Katherine Reeves ’10 writes about her experience working with Lower Ninth Ward residents
Katie Reeves ’10 (Colorado Springs, Colo.) is a member of Lafayette’s Economic Empowerment and Global Learning Project team. The group is working with residents and institutions in the Lower Ninth Ward of New Orleans to help with the district’s redevelopment, and the initiative is serving as a pilot program for Imagining America, a national consortium of colleges and universities committed to public scholarship. President Bill Clinton recognized EEGLP’s efforts at the Clinton Global Initiative University Conference held in New Orleans.
- EEGLP in New Orleans
- Pres. Clinton Highlights EEGLP
Reeves writes:
Hurricane Katrina left many displaced, but determined, residents in New Orleans’ Lower Ninth Ward community. As they continually strive to re-brand their community into a “green” neighborhood and to repopulate the area, the Economic Empowerment and Global Learning Project aims to facilitate this ambition. For me as a student, this project provides a great opportunity to apply my theoretical knowledge to a real-life situation.

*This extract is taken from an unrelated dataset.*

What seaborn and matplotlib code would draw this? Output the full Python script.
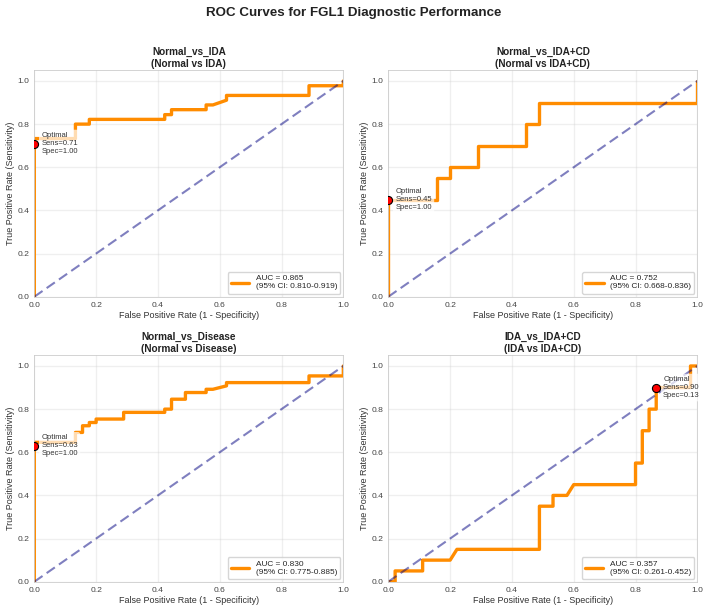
import matplotlib
matplotlib.use("Agg")
import matplotlib.pyplot as plt
import seaborn as sns
import numpy as np

# ---------------- data ----------------
titles = ["Normal_vs_IDA\n(Normal vs IDA)",
          "Normal_vs_IDA+CD\n(Normal vs IDA+CD)",
          "Normal_vs_Disease\n(Normal vs Disease)",
          "IDA_vs_IDA+CD\n(IDA vs IDA+CD)"]

fpr_ida = [0, 0, 0, 0.133, 0.133, 0.178, 0.178, 0.422, 0.422, 0.444, 0.444, 0.556, 0.556,
           0.578, 0.622, 0.622, 0.889, 0.889, 1.0, 1.0]
tpr_ida = [0, 0.711, 0.733, 0.733, 0.800, 0.800, 0.822, 0.822, 0.844, 0.844, 0.867, 0.867, 0.889,
           0.889, 0.911, 0.933, 0.933, 0.978, 0.978, 1.0]

fpr_idacd = [0, 0, 0.156, 0.156, 0.200, 0.200, 0.289, 0.289, 0.444, 0.444, 0.489, 0.489, 1.0, 1.0]
tpr_idacd = [0, 0.45, 0.45, 0.55, 0.55, 0.60, 0.60, 0.70, 0.70, 0.80, 0.80, 0.90, 0.90, 1.0]

fpr_dis = [0, 0, 0, 0.133, 0.133, 0.156, 0.156, 0.178, 0.178, 0.200, 0.200, 0.289, 0.289,
           0.422, 0.422, 0.444, 0.444, 0.489, 0.489, 0.556, 0.556, 0.578, 0.622, 0.622,
           0.889, 0.889, 1.0, 1.0]
tpr_dis = [0, 0.631, 0.646, 0.646, 0.692, 0.692, 0.723, 0.723, 0.738, 0.738, 0.754, 0.754, 0.785,
           0.785, 0.800, 0.800, 0.846, 0.846, 0.877, 0.877, 0.892, 0.892, 0.908, 0.923,
           0.923, 0.954, 0.954, 1.0]

fpr_cd = [0, 0.022, 0.022, 0.111, 0.111, 0.200, 0.222, 0.489, 0.489, 0.533, 0.533, 0.578, 0.600,
          0.800, 0.800, 0.822, 0.822, 0.844, 0.844, 0.867, 0.867, 0.978, 0.978, 1.0]
tpr_cd = [0, 0, 0.05, 0.05, 0.10, 0.10, 0.15, 0.15, 0.35, 0.35, 0.40, 0.40, 0.45,
          0.45, 0.55, 0.55, 0.70, 0.70, 0.80, 0.80, 0.90, 0.90, 1.0, 1.0]

fprs = [fpr_ida, fpr_idacd, fpr_dis, fpr_cd]
tprs = [tpr_ida, tpr_idacd, tpr_dis, tpr_cd]

aucs = [0.865, 0.752, 0.830, 0.357]
ci_low = [0.810, 0.668, 0.775, 0.261]
ci_high = [0.919, 0.836, 0.885, 0.452]

opt_fpr = [0.0, 0.0, 0.0, 0.867]
opt_sens = [0.71, 0.45, 0.63, 0.90]
opt_spec = [1.00, 1.00, 1.00, 0.13]

# ---------------- style ----------------
sns.set_theme(style="whitegrid")
plt.rcParams['font.family'] = ['Liberation Sans', 'DejaVu Sans']

fig, axes = plt.subplots(2, 2, figsize=(7.08, 6.12), dpi=100)
axes = axes.ravel()

positions = [
    [0.0485, 0.5152, 0.4364, 0.3701],
    [0.5485, 0.5152, 0.4364, 0.3701],
    [0.0485, 0.0495, 0.4364, 0.3701],
    [0.5485, 0.0495, 0.4364, 0.3701],
]

for i, ax in enumerate(axes):
    ax.set_position(positions[i])
    sns.lineplot(x=fprs[i], y=tprs[i], ax=ax, estimator=None, sort=False,
                 color='darkorange', lw=2.4,
                 label=f"AUC = {aucs[i]:.3f}\n(95% CI: {ci_low[i]:.3f}-{ci_high[i]:.3f})")
    ax.plot([0, 1], [0, 1], color='navy', lw=1.5, linestyle=(0, (4.8, 2.4)), alpha=0.5)
    ax.scatter([opt_fpr[i]], [opt_sens[i]], s=34, color='red', edgecolors='black',
               linewidths=0.8, zorder=5)
    ax.annotate(f"Optimal\nSens={opt_sens[i]:.2f}\nSpec={opt_spec[i]:.2f}",
                xy=(opt_fpr[i], opt_sens[i]), xytext=(5, 0), textcoords='offset points',
                fontsize=5.5, va='center', ha='left', color='#333333',
                bbox=dict(boxstyle='round,pad=0.3', facecolor='white', alpha=0.7,
                          edgecolor='none'))
    ax.set_xlim(0, 1)
    ax.set_ylim(0, 1.05)
    ax.set_xlabel("False Positive Rate (1 - Specificity)", fontsize=6.5, color='#333333', labelpad=2)
    ax.set_ylabel("True Positive Rate (Sensitivity)", fontsize=6.5, color='#333333', labelpad=2)
    ax.set_title(titles[i], fontsize=7.2, fontweight='bold', pad=2.5, color='#222222')
    ax.tick_params(labelsize=6.1, pad=3.5, length=0, colors='#444444')
    ax.grid(True, alpha=0.3)
    for s in ax.spines.values():
        s.set_color('#cccccc')
        s.set_linewidth(0.6)
    leg = ax.legend(loc='lower right', fontsize=5.95, frameon=True, handlelength=2.2,
                    borderaxespad=0.35)
    leg.get_frame().set_edgecolor('#cccccc')

fig.suptitle("ROC Curves for FGL1 Diagnostic Performance", fontsize=9.6, fontweight='bold',
             y=0.989, color='#222222')

fig.savefig("out.png", dpi=100)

In March, I traveled to New Orleans for the Clinton Global Initiative Conference and had the privilege of exploring the Lower Ninth Ward with two other peers and my advisor. When I visited four months later, I was amazed by the amount of progress the community had made towards repopulating their community. They had formed farmers’ markets and community gardens, and the amount of blighted and abandoned homes had significantly decreased. Although this progress is extremely positive and bodes well for the residents, the community lacks an identity and anchors, which will stabilize the area for sustainable repopulation.
Prior to traveling, we spent months conducting research, trying to understand the history and background of New Orleans and how the hurricane changed the dynamics of the Lower Ninth Ward community. Despite all of our research, I was shocked by how little we understood the community’s deep political, social, racial, and religious layers.
After recognizing this, we spent days interviewing and speaking with residents, community leaders, and government officials. Conducting this “on the ground research” allowed us to understand the complex inter-workings of the district and aided our understanding of how to best facilitate residents’ ambitions without being prescriptive. Through this research, I realized that sustainable economic development must be bottom-up, not top-down. Without this collaborative, reiterative process, we risk creating a development under a framework that lacks sustainability.
Coming from Colorado, I was continually challenged to view the world through the lens of someone living in different circumstances than myself. It was not only a challenge to understand the experiences of a Lower Ninth Ward resident, but also to see through the lenses of my international peer researchers. Each researcher had different experiences, skills, and abilities, which allowed different dimensions of the community to surface. It was difficult at times to see their unique points of view, but the challenge forced me to learn outside the bounds of my personal comfort.
I learned first-hand about author Martha Nussbaum’s “narrative imagination” which requires the ability “to examine ourselves, see ourselves not as citizens but as human beings bound to all other human beings by ties of recognition and concern.” I found myself empathizing with the residents on a very personal level, and I now have a new sensitivity and empathy towards others through this experience.